El prometido Hijo de David siguió la estructura y el patrón de los lamentos y clamó a su Padre que está en el cielo. Como el rey que anunciaba al Rey de reyes escribió en sus lamentos, Jesús oró a Dios con completa honestidad, revelando las profundidades de su dolor y miedo. Luego clamó a Dios, pidiéndole osadamente que apartara de él la copa de la ira.
Es sólo el principio de la agonía
Getsemaní era el principio de la agonía que Jesús soportaría por su pueblo. El dolor y la angustia que sintió ahí fue sólo un anticipo de lo que vendría. Cuando los discípulos lo abandonaron y se quedaron dormidos, fue un destello del abandono que él experimentaría en la cruz cuando su Padre le diera la espalda.

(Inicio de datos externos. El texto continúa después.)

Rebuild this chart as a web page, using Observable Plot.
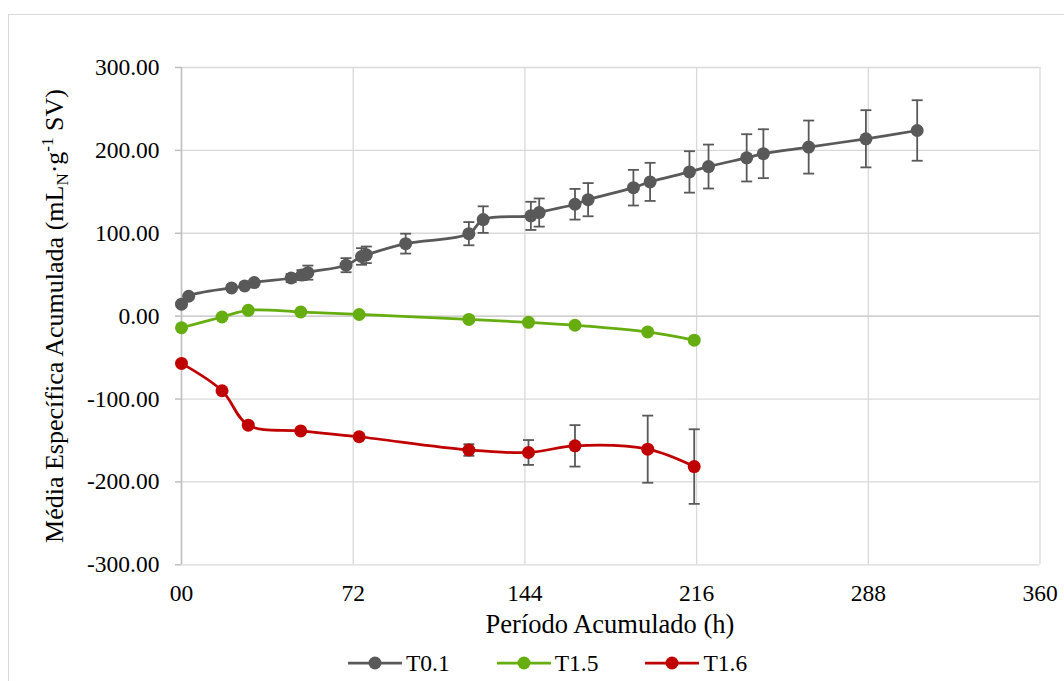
<!DOCTYPE html>
<html>
<head>
<meta charset="utf-8">
<script src="https://cdn.jsdelivr.net/npm/d3@7"></script>
<script src="https://cdn.jsdelivr.net/npm/@observablehq/plot@0.6"></script>
<style>
  html, body { margin: 0; padding: 0; background: #fff; overflow: hidden; }
  #wrap { position: relative; width: 1064px; height: 681px; overflow: hidden; }
  #frame { position: absolute; left: 8px; top: 14px; width: 1200px; height: 800px; border: 1px solid #d9d9d9; }
  #chart { position: absolute; left: 0; top: 0; }
  #legend { position: absolute; left: 348px; top: 645px; height: 36px; display: flex; align-items: center;
            font-family: "Liberation Serif", "Times New Roman", serif; font-size: 23.5px; color: #000; }
  .item { display: flex; align-items: center; margin-right: 47px; }
  .item svg { margin-right: 4px; }
</style>
</head>
<body>
<div id="wrap">
  <div id="frame"></div>
  <div id="chart"></div>
  <div id="legend"></div>
</div>
<script>
// ---- Data ----
const seriesNames = ["T0.1", "T1.5", "T1.6"];
const seriesColors = ["#595959", "#66AD10", "#C00000"];

const hoursT01 = [0, 3, 21, 26.5, 30.5, 46, 50.5, 53, 69, 75.5, 77.5, 94, 120.5, 126.5, 146.5, 150, 165, 170.5, 189.5, 196.5, 213, 221, 237, 244, 263, 287, 308.5];
const meanT01  = [14.5, 24, 34, 36.5, 40.5, 46, 49.5, 52.5, 61.5, 72, 74, 87.5, 99.5, 116.5, 121, 125, 135, 140.5, 155, 162, 174, 180.5, 191, 196, 204, 214, 224];
const sdT01    = [1, 1, 1.5, 1.5, 2, 5, 6, 8.5, 8.5, 10, 10, 12, 14, 16, 17, 17, 18.5, 20, 21.5, 23, 25, 26.5, 28.5, 29.5, 32, 34.5, 36.5];

const hoursT15 = [0, 17, 28, 50, 74.5, 120.5, 145.5, 165, 195.5, 215];
const meanT15  = [-14, -1, 7, 5, 2, -4, -7.5, -11, -19, -29];

const hoursT16 = [0, 17, 28, 50, 74.5, 120.5, 145.5, 165, 195.5, 215];
const meanT16  = [-57, -90, -131.5, -138.5, -145.5, -161.5, -164.5, -156.5, -160.5, -181.5];
const sdT16    = [0, 0, 0, 0, 0, 7, 15, 25, 40.5, 45];

const xTicks = [0, 72, 144, 216, 288, 360];
const yTicks = [-300, -200, -100, 0, 100, 200, 300];

// ---- Tables built from the arrays ----
const t01 = hoursT01.map((h, i) => ({h, v: meanT01[i], lo: meanT01[i] - sdT01[i], hi: meanT01[i] + sdT01[i]}));
const t15 = hoursT15.map((h, i) => ({h, v: meanT15[i]}));
const t16 = hoursT16.map((h, i) => ({h, v: meanT16[i], lo: meanT16[i] - sdT16[i], hi: meanT16[i] + sdT16[i]}));
const errs = t01.concat(t16);

const capSymbol = { draw(ctx, size) { const r = Math.sqrt(size / Math.PI); ctx.moveTo(-r, 0); ctx.lineTo(r, 0); } };
const errColor = "#595959";

const W = 1064, H = 645;
const chart = Plot.plot({
  width: W, height: H,
  marginLeft: 181, marginRight: 24.5, marginTop: 67, marginBottom: H - 564.3,
  x: {domain: [0, 360], label: null},
  y: {domain: [-300, 300], label: null},
  style: {fontFamily: "'Liberation Serif', 'Times New Roman', serif", fontSize: "23.5px", color: "#000", background: "transparent", overflow: "visible"},
  marks: [
    Plot.gridX({ticks: xTicks, stroke: "#d9d9d9", strokeOpacity: 1, strokeWidth: 1.3}),
    Plot.gridY({ticks: yTicks, stroke: "#d9d9d9", strokeOpacity: 1, strokeWidth: 1.3}),
    Plot.ruleY([0], {stroke: "#cfcfcf", strokeWidth: 1.5}),
    Plot.ruleX([0], {stroke: "#bfbfbf", strokeWidth: 1.5}),
    Plot.axisY({ticks: yTicks, tickSize: 6, tickPadding: 16, stroke: "#bfbfbf", strokeWidth: 1.5, tickFormat: d => d.toFixed(2)}),
    Plot.axisX({ticks: xTicks, tickSize: 0, tickPadding: 20, tickFormat: d => d === 0 ? "00" : String(d)}),
    Plot.line(t01, {x: "h", y: "v", stroke: seriesColors[0], strokeWidth: 2.75, curve: "catmull-rom"}),
    Plot.line(t15, {x: "h", y: "v", stroke: seriesColors[1], strokeWidth: 2.75, curve: "catmull-rom"}),
    Plot.line(t16, {x: "h", y: "v", stroke: seriesColors[2], strokeWidth: 2.75, curve: "catmull-rom"}),
    Plot.ruleX(errs, {x: "h", y1: "lo", y2: "hi", stroke: errColor, strokeWidth: 1.8}),
    Plot.dot(errs, {x: "h", y: "lo", r: 5.5, symbol: capSymbol, fill: "none", stroke: errColor, strokeWidth: 1.8}),
    Plot.dot(errs, {x: "h", y: "hi", r: 5.5, symbol: capSymbol, fill: "none", stroke: errColor, strokeWidth: 1.8}),
    Plot.dot(t01, {x: "h", y: "v", r: 6.5, fill: seriesColors[0]}),
    Plot.dot(t15, {x: "h", y: "v", r: 6.5, fill: seriesColors[1]}),
    Plot.dot(t16, {x: "h", y: "v", r: 6.5, fill: seriesColors[2]})
  ]
});
document.getElementById("chart").appendChild(chart);

// Axis titles (real text, with sub/superscripts)
const svg = d3.select(chart);
svg.append("text")
  .attr("x", 610).attr("y", 633).attr("text-anchor", "middle")
  .style("font-size", "26.5px").attr("fill", "#000")
  .text("Período Acumulado (h)");

const yt = svg.append("text")
  .attr("transform", "translate(63,316) rotate(-90)")
  .attr("text-anchor", "middle")
  .style("font-size", "26px").attr("fill", "#000");
yt.append("tspan").text("Média Específica Acumulada (mL");
yt.append("tspan").attr("dy", 5).style("font-size", "17px").text("N");
yt.append("tspan").attr("dy", -5).text("·g");
yt.append("tspan").attr("dy", -10).style("font-size", "17px").text("-1");
yt.append("tspan").attr("dy", 10).text(" SV)");

// Legend (below the SVG)
const legend = d3.select("#legend");
seriesNames.forEach((name, i) => {
  const it = legend.append("div").attr("class", "item");
  const s = it.append("svg").attr("width", 54).attr("height", 16);
  s.append("line").attr("x1", 0).attr("x2", 54).attr("y1", 8).attr("y2", 8)
    .attr("stroke", seriesColors[i]).attr("stroke-width", 2.75);
  s.append("circle").attr("cx", 27).attr("cy", 8).attr("r", 6.5).attr("fill", seriesColors[i]);
  it.append("span").text(name);
});
</script>
</body>
</html>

Como escribe Juan Calvino:
Y ¿de dónde venía su dolor, angustia y temor, sino porque sentía que la muerte tenía en ella algo más triste y más terrible que sólo la separación del alma y del cuerpo? No cabe duda de que Jesús experimentó la muerte, no precisamente al dejar la tierra para ir al cielo; sino más bien, al tomar sobre sus hombros la maldición a la que nosotros estábamos sujetos para librarnos de ella. Por lo tanto, su miedo a la muerte no se debía simplemente a que dejaba el mundo, sino que a que él tendría frente a sus ojos el terrible tribunal de Dios, al Juez mismo armado con una inimaginable venganza; y debido a nuestros pecados, la carga que recayó sobre él lo presionó con su inmenso peso. (Calvin’s Complete Commentaries [Comentarios completos de Calvino], versión de Kindle: 388121–388130).
Jesús pidió fortaleza para vencer al mismo cuerpo débil y a la misma tentación a la que los discípulos cedían. Mientras continuaba con su lamento, un ángel lo fortaleció (Lc 22:43).
Algunos dolores llevan al gozo
Dios respondió su oración, no apartando la copa, sino que proveyéndole lo necesario para continuar con el plan que hicieron antes de que el tiempo existiera. Jesús oró la oración que una vez él le enseñó a sus discípulos: «hágase tu voluntad» (Mt 6:10). Él terminó su oración como los lamentos en los Salmos: con una respuesta de confianza, descansando en la perfecta voluntad de su Padre.
Como todas las obras de Jesús, su lamento era por nosotros. Él sufrió la angustia y enfrentó la tentación en Getsemaní y la venció. Él conocía el gozo presente al otro lado de la cruz y por nuestro bien (Heb 12:2). Puesto que él sufrió y se sacrificó por nosotros, hemos sido redimidos y adoptados por el Padre. Por medio de Jesús, podemos orar nuestros propios lamentos y «acer[carnos] confiadamente al trono de la gracia para recibir misericordia y hallar la gracia que nos ayude en el momento que más lo necesitamos» (Heb 4:16).
La oración en el huerto es el lamento más importante en toda la Escritura. Satisface todos los otros lamentos porque Jesús es la respuesta a todos los clamores de nuestro corazón. Es el lamento que debe dar forma a nuestros propios lamentos, ya que en cada oración que hacemos, nos acercamos al trono de la gracia sin obstáculos gracias a que nuestro Salvador oró esa oscura noche en Getsemaní.